Just last week, it appeared Republicans were ready to finally accept Democrats’ narrow win in a contentious governor’s race. As it turns out, they weren’t done fighting. In a surprise special session in the dying days of the old administration, some say the Republican-dominated legislature has thrown the government into total disarray, approving two bills aimed at hamstringing incoming governor Roy Cooper’s administration. One of them was signed into law by the current governor.
Cooper, the current attorney general, has threatened to sue.

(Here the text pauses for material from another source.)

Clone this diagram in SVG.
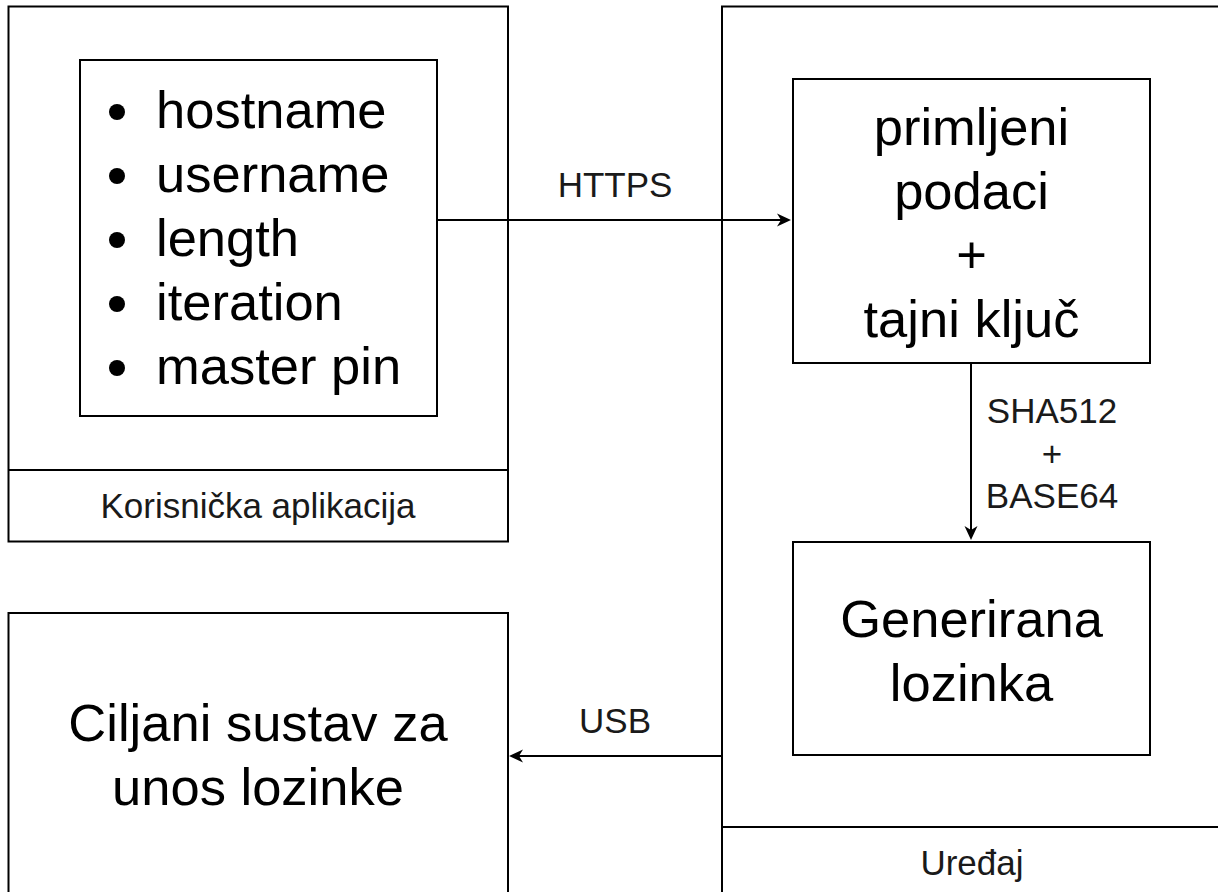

And many in the state are accusing Republicans of letting sour grapes over losing the governor’s race turn into a legislative coup.
‘‘This was a pure power grab,’’ said retired school librarian Carolyn White, 62, a long-time demonstrator who was arrested as part of the ‘‘Moral Monday’’ protests against GOP-led legislative policies. ‘‘I got arrested two years ago. Did it make any difference? No. But just like the civil rights movement, it’s forward together. You just have to keep going forward.’’

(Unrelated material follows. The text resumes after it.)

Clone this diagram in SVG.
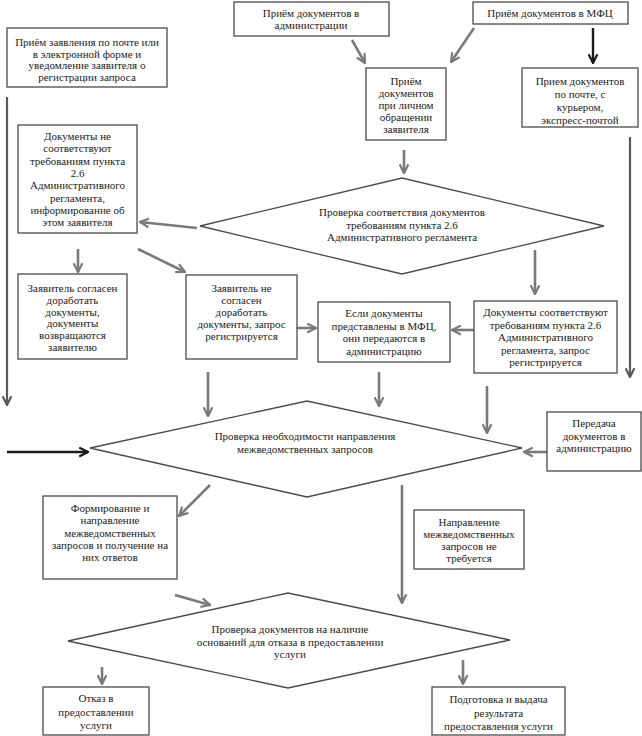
<svg xmlns="http://www.w3.org/2000/svg" width="642" height="736" viewBox="0 0 642 736">
<defs>
<style>
.b{fill:#fff;stroke:#4a4a4a;stroke-width:1.3}
.d{fill:#fff;stroke:#4a4a4a;stroke-width:1.3}
text{font-family:"Liberation Serif","Times New Roman",serif;font-size:11px;fill:#222;text-anchor:middle}
.g{stroke:#7a7a7a;stroke-width:2.6;fill:none;marker-end:url(#ag)}
.k{stroke:#1a1a1a;stroke-width:2.4;fill:none;marker-end:url(#ak)}
.dg{stroke:#5a5a5a;stroke-width:2.2;fill:none;marker-end:url(#ad)}
</style>
<marker id="ag" viewBox="0 0 10 10" refX="9" refY="5" markerWidth="11" markerHeight="11" markerUnits="userSpaceOnUse" orient="auto"><path d="M1,1 L9,5 L1,9" fill="none" stroke="#7a7a7a" stroke-width="2"/></marker>
<marker id="ak" viewBox="0 0 10 10" refX="9" refY="5" markerWidth="11" markerHeight="11" markerUnits="userSpaceOnUse" orient="auto"><path d="M1,1 L9,5 L1,9" fill="none" stroke="#1a1a1a" stroke-width="2"/></marker>
<marker id="ad" viewBox="0 0 10 10" refX="9" refY="5" markerWidth="11" markerHeight="11" markerUnits="userSpaceOnUse" orient="auto"><path d="M1,1 L9,5 L1,9" fill="none" stroke="#5a5a5a" stroke-width="2"/></marker>
</defs>
<rect width="642" height="736" fill="#fff"/>

<g id="connectors">
<path class="g" d="M352,40 L365,63"/>
<path class="g" d="M474,28 L451,62"/>
<path class="k" d="M593,28 L593,63"/>
<path class="g" d="M404,150 L404,173"/>
<path class="g" d="M197,228 L140,222"/>
<path class="g" d="M78,249 L78,272"/>
<path class="g" d="M138,249 L185,272"/>
<path class="g" d="M535,250 L535,294"/>
<path class="dg" d="M630,137 L630,377"/>
<path class="dg" d="M7,97 L7,405"/>
<path class="g" d="M297,328 L316,328"/>
<path class="g" d="M474,330 L452,330"/>
<path class="g" d="M208,372 L208,416"/>
<path class="g" d="M379,372 L379,406"/>
<path class="g" d="M487,386 L487,433"/>
<path class="k" d="M7,452 L88,452"/>
<path class="g" d="M548,452 L524,452"/>
<path class="g" d="M210,485 L179,516"/>
<path class="g" d="M402,485 L402,603"/>
<path class="g" d="M175,595 L210,605"/>
<path class="g" d="M102,667 L102,684"/>
<path class="g" d="M463,660 L463,684"/>
</g>

<g id="n-admin">
<rect class="b" x="234" y="2" width="155" height="34"/>
<text x="311" y="17">Приём документов в</text>
<text x="311" y="29">администрации</text>
</g>

<g id="n-mfc">
<rect class="b" x="473" y="2" width="155" height="22"/>
<text x="550" y="17">Приём документов в МФЦ</text>
</g>

<g id="n-mail">
<rect class="b" x="7" y="28" width="160" height="59"/>
<text x="87" y="46">Приём заявления по почте или</text>
<text x="87" y="57.7">в электронной форме и</text>
<text x="87" y="69.4">уведомление заявителя о</text>
<text x="87" y="81">регистрации запроса</text>
</g>

<g id="n-personal">
<rect class="b" x="366" y="68" width="80" height="72"/>
<text x="406" y="85">Приём</text>
<text x="406" y="97">документов</text>
<text x="406" y="109">при личном</text>
<text x="406" y="121">обращении</text>
<text x="406" y="133">заявителя</text>
</g>

<g id="n-courier">
<rect class="b" x="522" y="68" width="116" height="59"/>
<text x="580" y="85">Прием документов</text>
<text x="580" y="98">по почте, с</text>
<text x="580" y="111">курьером,</text>
<text x="580" y="124">экспресс-почтой</text>
</g>

<g id="n-notmatch">
<rect class="b" x="18" y="125" width="119" height="108"/>
<text x="77.5" y="140">Документы не</text>
<text x="77.5" y="152.3">соответствуют</text>
<text x="77.5" y="164.6">требованиям пункта</text>
<text x="77.5" y="176.9">2.6</text>
<text x="77.5" y="189.2">Административного</text>
<text x="77.5" y="201.5">регламента,</text>
<text x="77.5" y="213.8">информирование об</text>
<text x="77.5" y="226.1">этом заявителя</text>
</g>

<g id="d-check1">
<polygon class="d" points="200,226 402,178 604,226 402,274"/>
<text x="402" y="216">Проверка соответствия документов</text>
<text x="402" y="228.5">требованиям пункта 2.6</text>
<text x="402" y="241">Административного регламента</text>
</g>

<g id="n-agree">
<rect class="b" x="18" y="274" width="109" height="85"/>
<text x="72.5" y="292">Заявитель согласен</text>
<text x="72.5" y="303.8">доработать</text>
<text x="72.5" y="315.6">документы,</text>
<text x="72.5" y="327.4">документы</text>
<text x="72.5" y="339.2">возвращаются</text>
<text x="72.5" y="351">заявителю</text>
</g>

<g id="n-disagree">
<rect class="b" x="186" y="275" width="111" height="84"/>
<text x="241.5" y="292">Заявитель не</text>
<text x="241.5" y="304">согласен</text>
<text x="241.5" y="316">доработать</text>
<text x="241.5" y="328">документы, запрос</text>
<text x="241.5" y="340">регистрируется</text>
</g>

<g id="n-ifmfc">
<rect class="b" x="318" y="302" width="132" height="60"/>
<text x="384" y="317">Если документы</text>
<text x="384" y="329.5">представлены в МФЦ,</text>
<text x="384" y="342">они передаются в</text>
<text x="384" y="354.5">администрацию</text>
</g>

<g id="n-match">
<rect class="b" x="474" y="301" width="143" height="72"/>
<text x="545.5" y="316">Документы соответствуют</text>
<text x="545.5" y="328.5">требованиям пункта 2.6</text>
<text x="545.5" y="341">Административного</text>
<text x="545.5" y="353.5">регламента, запрос</text>
<text x="545.5" y="366">регистрируется</text>
</g>

<g id="d-check2">
<polygon class="d" points="90,448 307,401 522,448 307,497"/>
<text x="305" y="440">Проверка необходимости направления</text>
<text x="305" y="452.5">межведомственных запросов</text>
</g>

<g id="n-transfer">
<rect class="b" x="547" y="412" width="94" height="59"/>
<text x="594" y="427">Передача</text>
<text x="594" y="439.5">документов в</text>
<text x="594" y="452">администрацию</text>
</g>

<g id="n-forming">
<rect class="b" x="43" y="496" width="134" height="83"/>
<text x="110" y="512">Формирование и</text>
<text x="110" y="524.3">направление</text>
<text x="110" y="536.6">межведомственных</text>
<text x="110" y="548.9">запросов и получение на</text>
<text x="110" y="561.2">них ответов</text>
</g>

<g id="n-norequest">
<rect class="b" x="414" y="510" width="110" height="59"/>
<text x="469" y="526">Направление</text>
<text x="469" y="538">межведомственных</text>
<text x="469" y="550">запросов не</text>
<text x="469" y="562">требуется</text>
</g>

<g id="d-check3">
<polygon class="d" points="68,641 288,593 510,640 288,688"/>
<text x="290" y="633">Проверка документов на наличие</text>
<text x="290" y="645.5">оснований для отказа в предоставлении</text>
<text x="290" y="658">услуги</text>
</g>

<g id="n-refuse">
<rect class="b" x="43" y="687" width="106" height="48"/>
<text x="96" y="702">Отказ в</text>
<text x="96" y="715.5">предоставлении</text>
<text x="96" y="729">услуги</text>
</g>

<g id="n-result">
<rect class="b" x="432" y="687" width="133" height="48"/>
<text x="498.5" y="703">Подготовка и выдача</text>
<text x="498.5" y="716.5">результата</text>
<text x="498.5" y="730">предоставления услуги</text>
</g>
</svg>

The protesters were so loud that the Senate and House cleared the galleries — a highly unusual move. More than 50 people were arrested this week, and as demonstrators were led away from the Legislative Building, some chanted ‘‘all political power comes from the people.’’ Those that remained could only watch the debate through windows or listen online.
Hundreds stomped their feet and yelled outside the gallery, causing several Republican lawmakers to note they were having trouble hearing during the debate. Democrats repeatedly stated their objections.

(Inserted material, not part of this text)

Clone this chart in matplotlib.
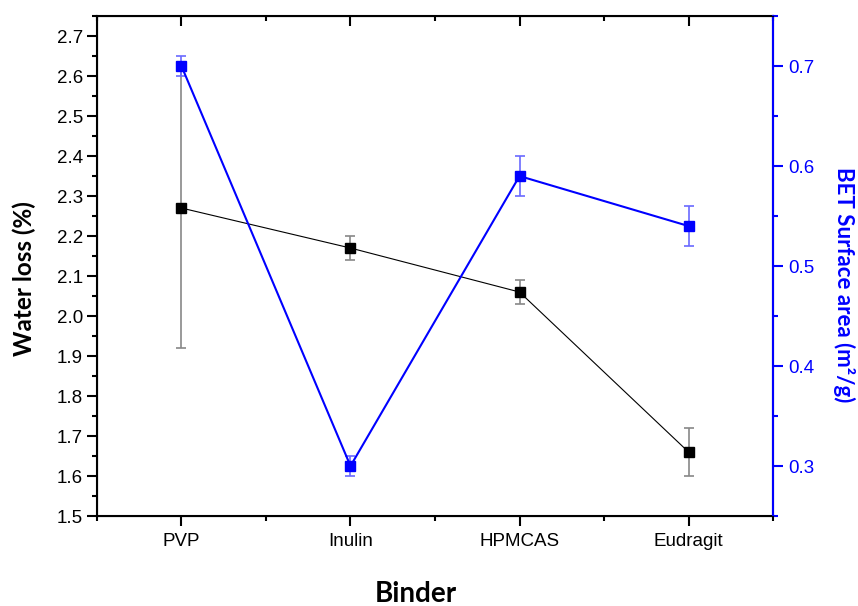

‘‘The kindergartners are getting rowdy,’’ GOP Representative Dana Bumgardner said.
He said Democrats were ‘‘creating out of thin air a talking point for the next election.’’
Republican Governor Pat McCrory, who lost to Cooper by about 10,000 votes, quickly signed into law a bill that merges the State Board of Elections and State Ethics Commission into one board composed equally of Democrats and Republicans. The previous state elections board law would have allowed Cooper to put a majority of Democrats on the elections panel.
The law also makes elections for appellate court judgeships officially partisan again.
Another bill that received final legislative approval would force Cooper’s Cabinet choices to be subject to Senate confirmation. McCrory must decide whether to sign that law, passed by a General Assembly that has repeatedly tugged him to the right even though he campaigned as a moderate in 2012 as Charlotte’s former mayor.
Republicans insist the legislation is simply adjusting the constitutional powers already granted to the General Assembly. Many provisions had been debated for years but had either gotten blocked or the Democratic viewpoint previously won out.
Democrats said it was an attempt by the GOP to cling to power a week after the Republican incumbent conceded.
‘‘I really fear that we have harmed our reputation and integrity this week,’’ said Representative Billy Richardson, a Democrat.
Republicans gained power of both legislative chambers in 2010 for the first time in more than a century, and they have veto-proof majorities, holding 108 of 170 seats even though the state has been more closely divided in recent statewide and federal elections.